The event, created in 2018 by the WEEE Forum, an international association of non-profit and sector-mandated e-scrap collection schemes, brings together stakeholders across the world to promote the correct treatment of waste electrical and electronic equipment to enable reuse and recycling. This year the emphasis is on education and engaging with members of the public to increase awareness on the proper disposal of e-scrap around the world.
More than 123 organisations from 52 countries worldwide are taking part in the third International E-Waste Day taking place on 14th October. The activities range from social media campaigns to e-scrap collections and seminars which target all stakeholders, from policymakers to households. Public and face to face events marking International E-Waste Day will be limited this year due to the ongoing coronavirus situation, but organisations are still taking the opportunity to highlight the work they are doing to improve e-scrap management through online campaigns and events of reduced size.

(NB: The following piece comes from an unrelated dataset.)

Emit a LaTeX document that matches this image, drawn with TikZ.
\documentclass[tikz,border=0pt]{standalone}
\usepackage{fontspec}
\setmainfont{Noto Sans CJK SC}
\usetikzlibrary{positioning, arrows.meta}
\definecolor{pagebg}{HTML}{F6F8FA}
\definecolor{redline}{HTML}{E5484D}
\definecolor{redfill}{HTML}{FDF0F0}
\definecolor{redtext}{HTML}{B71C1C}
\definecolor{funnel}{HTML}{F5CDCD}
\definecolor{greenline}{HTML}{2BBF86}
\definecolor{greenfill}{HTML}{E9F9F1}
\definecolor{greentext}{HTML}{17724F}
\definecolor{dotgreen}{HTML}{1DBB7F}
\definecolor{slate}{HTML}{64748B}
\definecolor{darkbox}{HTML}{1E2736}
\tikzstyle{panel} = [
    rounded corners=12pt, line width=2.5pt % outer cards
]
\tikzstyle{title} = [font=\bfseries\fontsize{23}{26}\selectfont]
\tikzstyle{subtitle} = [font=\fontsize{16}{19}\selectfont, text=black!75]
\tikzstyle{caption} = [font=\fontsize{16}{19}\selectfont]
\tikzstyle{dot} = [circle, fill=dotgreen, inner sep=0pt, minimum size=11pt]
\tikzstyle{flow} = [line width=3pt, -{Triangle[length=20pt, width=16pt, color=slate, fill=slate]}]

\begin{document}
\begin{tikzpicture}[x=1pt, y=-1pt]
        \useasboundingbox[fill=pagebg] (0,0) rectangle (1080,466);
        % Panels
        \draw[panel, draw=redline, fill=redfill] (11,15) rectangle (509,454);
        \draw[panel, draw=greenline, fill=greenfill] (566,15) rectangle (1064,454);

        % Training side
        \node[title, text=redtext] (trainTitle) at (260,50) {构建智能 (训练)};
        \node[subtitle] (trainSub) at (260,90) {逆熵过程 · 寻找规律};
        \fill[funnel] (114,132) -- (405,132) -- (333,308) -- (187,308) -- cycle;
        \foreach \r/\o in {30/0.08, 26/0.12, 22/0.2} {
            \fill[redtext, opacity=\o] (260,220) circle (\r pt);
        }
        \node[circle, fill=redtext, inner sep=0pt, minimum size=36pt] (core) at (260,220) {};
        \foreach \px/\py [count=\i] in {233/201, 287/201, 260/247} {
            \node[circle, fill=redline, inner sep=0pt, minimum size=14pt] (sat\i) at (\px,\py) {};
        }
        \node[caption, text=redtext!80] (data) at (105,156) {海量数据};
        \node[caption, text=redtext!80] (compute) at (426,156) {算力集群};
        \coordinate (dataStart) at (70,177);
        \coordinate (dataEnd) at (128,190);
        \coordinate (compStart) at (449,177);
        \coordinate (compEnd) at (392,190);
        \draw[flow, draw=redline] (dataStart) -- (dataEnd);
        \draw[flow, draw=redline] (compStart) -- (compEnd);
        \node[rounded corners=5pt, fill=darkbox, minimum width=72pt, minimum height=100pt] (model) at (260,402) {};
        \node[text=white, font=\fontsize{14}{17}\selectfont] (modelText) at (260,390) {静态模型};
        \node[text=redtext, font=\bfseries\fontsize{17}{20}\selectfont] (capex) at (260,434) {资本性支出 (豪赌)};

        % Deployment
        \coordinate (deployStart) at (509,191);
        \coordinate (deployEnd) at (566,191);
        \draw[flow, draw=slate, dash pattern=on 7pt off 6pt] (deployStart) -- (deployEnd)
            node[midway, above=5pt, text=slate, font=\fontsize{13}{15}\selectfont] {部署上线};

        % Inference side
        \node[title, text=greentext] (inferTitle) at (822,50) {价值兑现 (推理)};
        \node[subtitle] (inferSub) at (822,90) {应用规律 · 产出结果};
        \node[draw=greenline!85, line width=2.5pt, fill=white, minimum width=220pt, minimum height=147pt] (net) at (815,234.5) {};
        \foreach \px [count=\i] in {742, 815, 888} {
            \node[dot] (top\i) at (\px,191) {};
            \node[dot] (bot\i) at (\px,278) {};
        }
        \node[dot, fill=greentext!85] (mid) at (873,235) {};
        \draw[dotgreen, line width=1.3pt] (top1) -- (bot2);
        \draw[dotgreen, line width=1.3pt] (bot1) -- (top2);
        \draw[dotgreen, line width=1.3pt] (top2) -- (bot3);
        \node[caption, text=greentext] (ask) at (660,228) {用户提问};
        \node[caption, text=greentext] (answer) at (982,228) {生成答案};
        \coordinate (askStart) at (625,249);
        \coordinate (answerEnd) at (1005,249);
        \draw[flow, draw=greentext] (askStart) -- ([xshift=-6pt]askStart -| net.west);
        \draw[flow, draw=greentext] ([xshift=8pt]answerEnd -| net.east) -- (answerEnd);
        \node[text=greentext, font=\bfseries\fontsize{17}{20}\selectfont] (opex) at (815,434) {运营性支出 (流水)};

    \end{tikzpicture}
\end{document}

It is estimated that 53.6 million tonnes of e-waste were generated across the globe in 2019, and this is projected to reach an incredible 75 million tonnes by 2030, which is 9 kg for every person in the world. E-waste is not only very prevalent it also has great value; the raw materials contained in the global e-waste generated in 2019 were worth approximately €50.8 billion.
Less than 18 percent of this global e-scrap was officially documented as recycled last year, with the rest either placed in landfill, burned or illegally traded and treated in a sub-standard way and this is despite 71 percent of the world’s population being covered by e-scrap legislation. This results in a huge loss of valuable and critical raw materials from the supply chain and causes serious health, environmental and societal issues.

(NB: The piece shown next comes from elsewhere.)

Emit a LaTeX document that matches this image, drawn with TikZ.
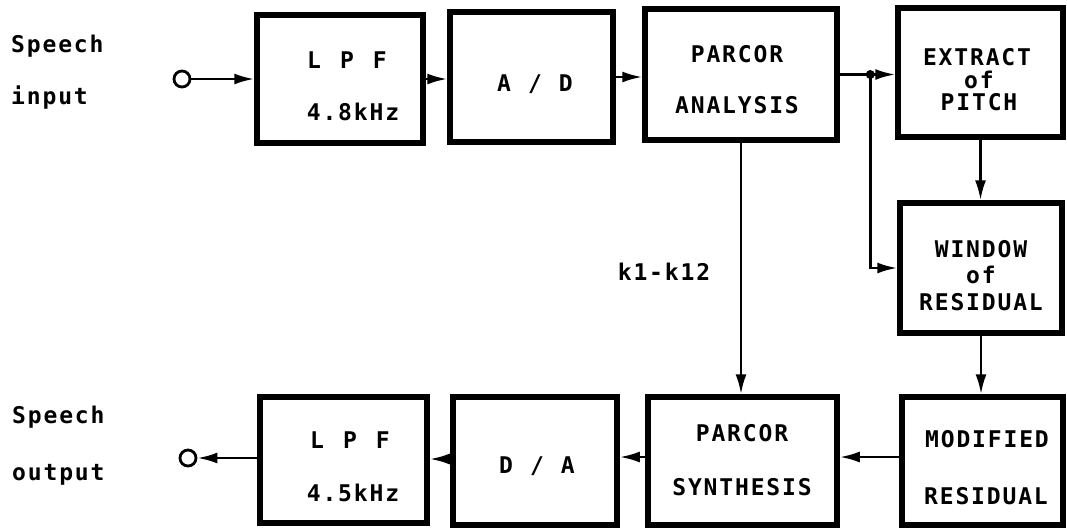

Virginijus Sinkevičius, European Commissioner for Environment, Oceans and Fisheries expressed his support for the day: “The Commission’s Circular Economy Action Plan takes circularity to the mainstream. The focus of the plan is on sectors where the impact is very high, such as electronics, and we will look at the whole lifecycle of products. At the top of the list is preventing waste generation – stopping it before it happens, and when it does happen, we look for ways to transform that waste into a useful resource. However, for this plan to be successful, we need citizens to be aware and know how they can contribute to a greener world. This is what makes International E-Waste Day so important and so relevant.”
For the occasion, the WEEE Forum has partnered with the International Telecommunication Union in drafting a report covering the rarely considered topic of Internet Waste (e-waste arising from Data Centres, 5G Connectivity infrastructure and the Internet of Things).

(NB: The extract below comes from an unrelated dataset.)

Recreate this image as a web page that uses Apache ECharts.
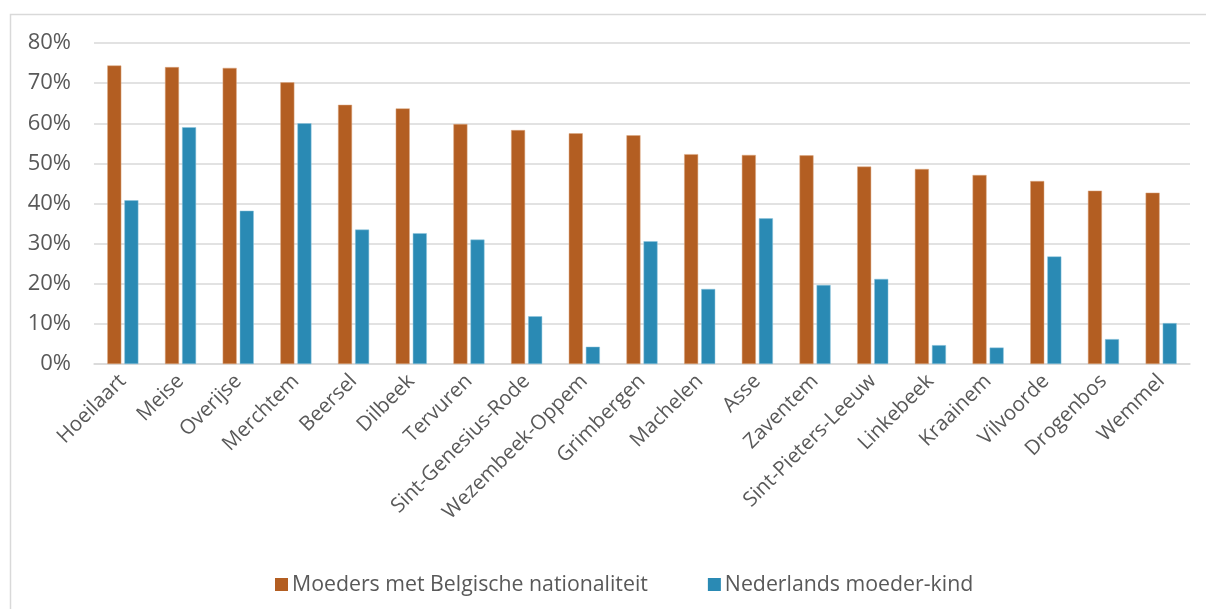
<!DOCTYPE html>
<html>
<head>
<meta charset="utf-8">
<script src="https://cdn.jsdelivr.net/npm/echarts@6/dist/echarts.min.js"></script>
<style>
  html, body { margin: 0; padding: 0; background: #fff; }
  #chart { width: 1206px; height: 609px; }
</style>
</head>
<body>
<div id="chart"></div>
<script>
// gemeenten, gesorteerd op aandeel moeders met Belgische nationaliteit
const gemeenten = ['Hoeilaart', 'Meise', 'Overijse', 'Merchtem', 'Beersel', 'Dilbeek', 'Tervuren',
  'Sint-Genesius-Rode', 'Wezembeek-Oppem', 'Grimbergen', 'Machelen', 'Asse', 'Zaventem',
  'Sint-Pieters-Leeuw', 'Linkebeek', 'Kraainem', 'Vilvoorde', 'Drogenbos', 'Wemmel']
const belgischeNat = [74.4, 74.0, 73.8, 70.2, 64.6, 63.7, 59.8, 58.3, 57.5, 57.0, 52.3, 52.1, 52.0,
  49.2, 48.6, 47.1, 45.6, 43.2, 42.7]
const nederlandsMK = [40.8, 59.0, 38.2, 60.0, 33.5, 32.6, 31.0, 11.9, 4.3, 30.6, 18.7, 36.3, 19.7,
  21.2, 4.7, 4.1, 26.8, 6.2, 10.2]
const seriesNames = ['Moeders met Belgische nationaliteit', 'Nederlands moeder-kind']

const FONT = '"Open Sans", sans-serif'
const TXT = '#595959'

const chart = echarts.init(document.getElementById('chart'))
chart.setOption({
  animation: false,
  textStyle: { fontFamily: FONT },
  graphic: [
    {
      type: 'rect',
      shape: { x: 10.5, y: 14.5, width: 1300, height: 700 },
      style: { fill: 'none', stroke: '#d9d9d9', lineWidth: 1.5 },
      silent: true
    }
  ],
  grid: { left: 94, right: 16, top: 43, bottom: 245 },
  legend: {
    data: seriesNames,
    left: 270,
    top: 569,
    itemWidth: 13,
    itemHeight: 13,
    itemGap: 60,
    icon: 'rect',
    itemStyle: { borderWidth: 0 },
    textStyle: { color: TXT, fontSize: 21.3, fontFamily: FONT, padding: [0, 0, 0, -1] }
  },
  xAxis: {
    type: 'category',
    data: gemeenten,
    axisLine: { lineStyle: { color: '#d9d9d9', width: 1.5 } },
    axisTick: { show: false },
    axisLabel: { rotate: 45, color: TXT, fontSize: 20.5, margin: 14, interval: 0 }
  },
  yAxis: {
    type: 'value',
    min: 0,
    max: 80,
    interval: 10,
    axisLine: { show: false },
    axisTick: { show: false },
    splitLine: { lineStyle: { color: '#d9d9d9', width: 1.5 } },
    axisLabel: { color: TXT, fontSize: 22, margin: 23, formatter: '{value}%' }
  },
  series: [
    {
      name: seriesNames[0],
      type: 'bar',
      data: belgischeNat,
      barWidth: 14,
      barGap: '22%',
      itemStyle: { color: '#B35E22', borderColor: '#dca882', borderWidth: 0.5 }
    },
    {
      name: seriesNames[1],
      type: 'bar',
      data: nederlandsMK,
      barWidth: 14,
      itemStyle: { color: '#2A8AB4', borderColor: '#8cc4dc', borderWidth: 0.5 }
    }
  ]
})
</script>
</body>
</html>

Pascal Leroy, Director General of the WEEE Forum, said, “E-waste is the fastest growing domestic waste stream in the world, if we don’t continue to improve the way it is collected and treated it will continue to be a major environmental issue. One key area in the quest for continual improvement is in educating young people and the wider public; the more they know and understand, the more likely they are to make the correct decisions regarding their e-waste. This is the reason the 2020 edition of International E-Waste Day is dedicated to improving societal awareness.”